Aim | Leave out the pictures; transcribe all else exactly.

Supplied data |
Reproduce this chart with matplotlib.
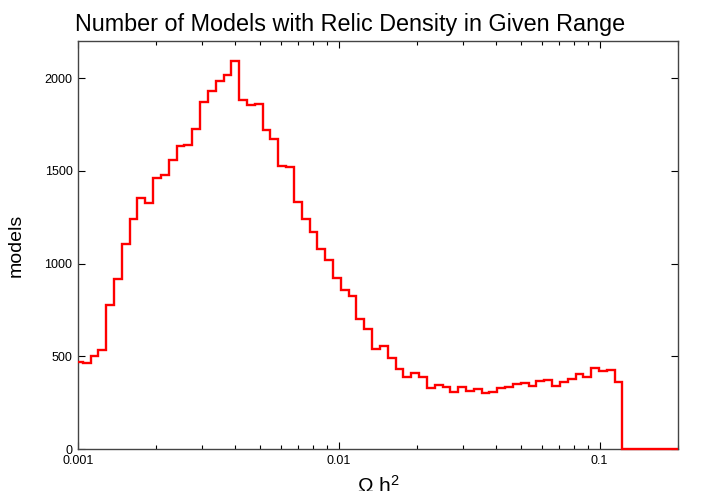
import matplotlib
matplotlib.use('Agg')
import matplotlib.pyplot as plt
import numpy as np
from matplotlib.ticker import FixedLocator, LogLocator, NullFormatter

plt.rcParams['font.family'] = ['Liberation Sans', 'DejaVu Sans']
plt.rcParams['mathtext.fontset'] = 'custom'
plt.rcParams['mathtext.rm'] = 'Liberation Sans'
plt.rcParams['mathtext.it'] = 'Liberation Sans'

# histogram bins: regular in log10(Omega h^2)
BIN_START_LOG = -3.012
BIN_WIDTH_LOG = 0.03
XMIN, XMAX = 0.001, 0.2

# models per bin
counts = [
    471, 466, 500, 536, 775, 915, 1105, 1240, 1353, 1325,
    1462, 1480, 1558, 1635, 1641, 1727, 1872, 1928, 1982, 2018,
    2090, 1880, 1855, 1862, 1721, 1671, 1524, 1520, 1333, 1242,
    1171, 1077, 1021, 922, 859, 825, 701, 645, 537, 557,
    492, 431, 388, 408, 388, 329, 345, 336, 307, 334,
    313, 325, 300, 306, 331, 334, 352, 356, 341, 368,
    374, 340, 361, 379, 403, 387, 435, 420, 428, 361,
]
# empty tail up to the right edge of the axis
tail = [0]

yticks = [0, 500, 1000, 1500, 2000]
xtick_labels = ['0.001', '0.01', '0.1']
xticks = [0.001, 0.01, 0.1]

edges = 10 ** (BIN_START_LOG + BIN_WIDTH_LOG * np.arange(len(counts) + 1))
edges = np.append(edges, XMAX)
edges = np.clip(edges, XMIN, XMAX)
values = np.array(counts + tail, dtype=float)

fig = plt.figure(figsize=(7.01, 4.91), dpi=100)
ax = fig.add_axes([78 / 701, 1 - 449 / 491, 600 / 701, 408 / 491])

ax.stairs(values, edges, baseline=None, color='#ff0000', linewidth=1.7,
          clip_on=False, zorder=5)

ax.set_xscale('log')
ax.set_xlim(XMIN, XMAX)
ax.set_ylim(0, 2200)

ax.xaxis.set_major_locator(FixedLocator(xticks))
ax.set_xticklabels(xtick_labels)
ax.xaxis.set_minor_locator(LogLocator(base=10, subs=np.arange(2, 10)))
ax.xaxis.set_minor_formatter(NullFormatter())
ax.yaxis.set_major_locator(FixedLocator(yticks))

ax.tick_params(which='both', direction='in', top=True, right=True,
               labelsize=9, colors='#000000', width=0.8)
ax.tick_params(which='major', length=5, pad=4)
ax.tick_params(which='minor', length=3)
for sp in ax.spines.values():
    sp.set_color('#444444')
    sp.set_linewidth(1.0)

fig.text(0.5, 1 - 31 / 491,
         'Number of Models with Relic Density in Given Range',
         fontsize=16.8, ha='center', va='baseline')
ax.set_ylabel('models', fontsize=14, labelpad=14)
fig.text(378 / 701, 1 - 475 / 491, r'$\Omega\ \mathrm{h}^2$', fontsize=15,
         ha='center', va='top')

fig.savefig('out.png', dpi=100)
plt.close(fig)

Correct result |
Reproduce this chart with matplotlib.
import matplotlib
matplotlib.use('Agg')
import matplotlib.pyplot as plt
import numpy as np
from matplotlib.ticker import FixedLocator, LogLocator, NullFormatter

plt.rcParams['font.family'] = ['Liberation Sans', 'DejaVu Sans']
plt.rcParams['mathtext.fontset'] = 'custom'
plt.rcParams['mathtext.rm'] = 'Liberation Sans'
plt.rcParams['mathtext.it'] = 'Liberation Sans'

# histogram bins: regular in log10(Omega h^2)
BIN_START_LOG = -3.012
BIN_WIDTH_LOG = 0.03
XMIN, XMAX = 0.001, 0.2

# models per bin
counts = [
    471, 466, 500, 536, 775, 915, 1105, 1240, 1353, 1325,
    1462, 1480, 1558, 1635, 1641, 1727, 1872, 1928, 1982, 2018,
    2090, 1880, 1855, 1862, 1721, 1671, 1524, 1520, 1333, 1242,
    1171, 1077, 1021, 922, 859, 825, 701, 645, 537, 557,
    492, 431, 388, 408, 388, 329, 345, 336, 307, 334,
    313, 325, 300, 306, 331, 334, 352, 356, 341, 368,
    374, 340, 361, 379, 403, 387, 435, 420, 428, 361,
]
# empty tail up to the right edge of the axis
tail = [0]

yticks = [0, 500, 1000, 1500, 2000]
xtick_labels = ['0.001', '0.01', '0.1']
xticks = [0.001, 0.01, 0.1]

edges = 10 ** (BIN_START_LOG + BIN_WIDTH_LOG * np.arange(len(counts) + 1))
edges = np.append(edges, XMAX)
edges = np.clip(edges, XMIN, XMAX)
values = np.array(counts + tail, dtype=float)

fig = plt.figure(figsize=(7.01, 4.91), dpi=100)
ax = fig.add_axes([78 / 701, 1 - 449 / 491, 600 / 701, 408 / 491])

ax.stairs(values, edges, baseline=None, color='#ff0000', linewidth=1.7,
          clip_on=False, zorder=5)

ax.set_xscale('log')
ax.set_xlim(XMIN, XMAX)
ax.set_ylim(0, 2200)

ax.xaxis.set_major_locator(FixedLocator(xticks))
ax.set_xticklabels(xtick_labels)
ax.xaxis.set_minor_locator(LogLocator(base=10, subs=np.arange(2, 10)))
ax.xaxis.set_minor_formatter(NullFormatter())
ax.yaxis.set_major_locator(FixedLocator(yticks))

ax.tick_params(which='both', direction='in', top=True, right=True,
               labelsize=9, colors='#000000', width=0.8)
ax.tick_params(which='major', length=5, pad=4)
ax.tick_params(which='minor', length=3)
for sp in ax.spines.values():
    sp.set_color('#444444')
    sp.set_linewidth(1.0)

fig.text(0.5, 1 - 31 / 491,
         'Number of Models with Relic Density in Given Range',
         fontsize=16.8, ha='center', va='baseline')
ax.set_ylabel('models', fontsize=14, labelpad=14)
fig.text(378 / 701, 1 - 475 / 491, r'$\Omega\ \mathrm{h}^2$', fontsize=15,
         ha='center', va='top')

fig.savefig('out.png', dpi=100)
plt.close(fig)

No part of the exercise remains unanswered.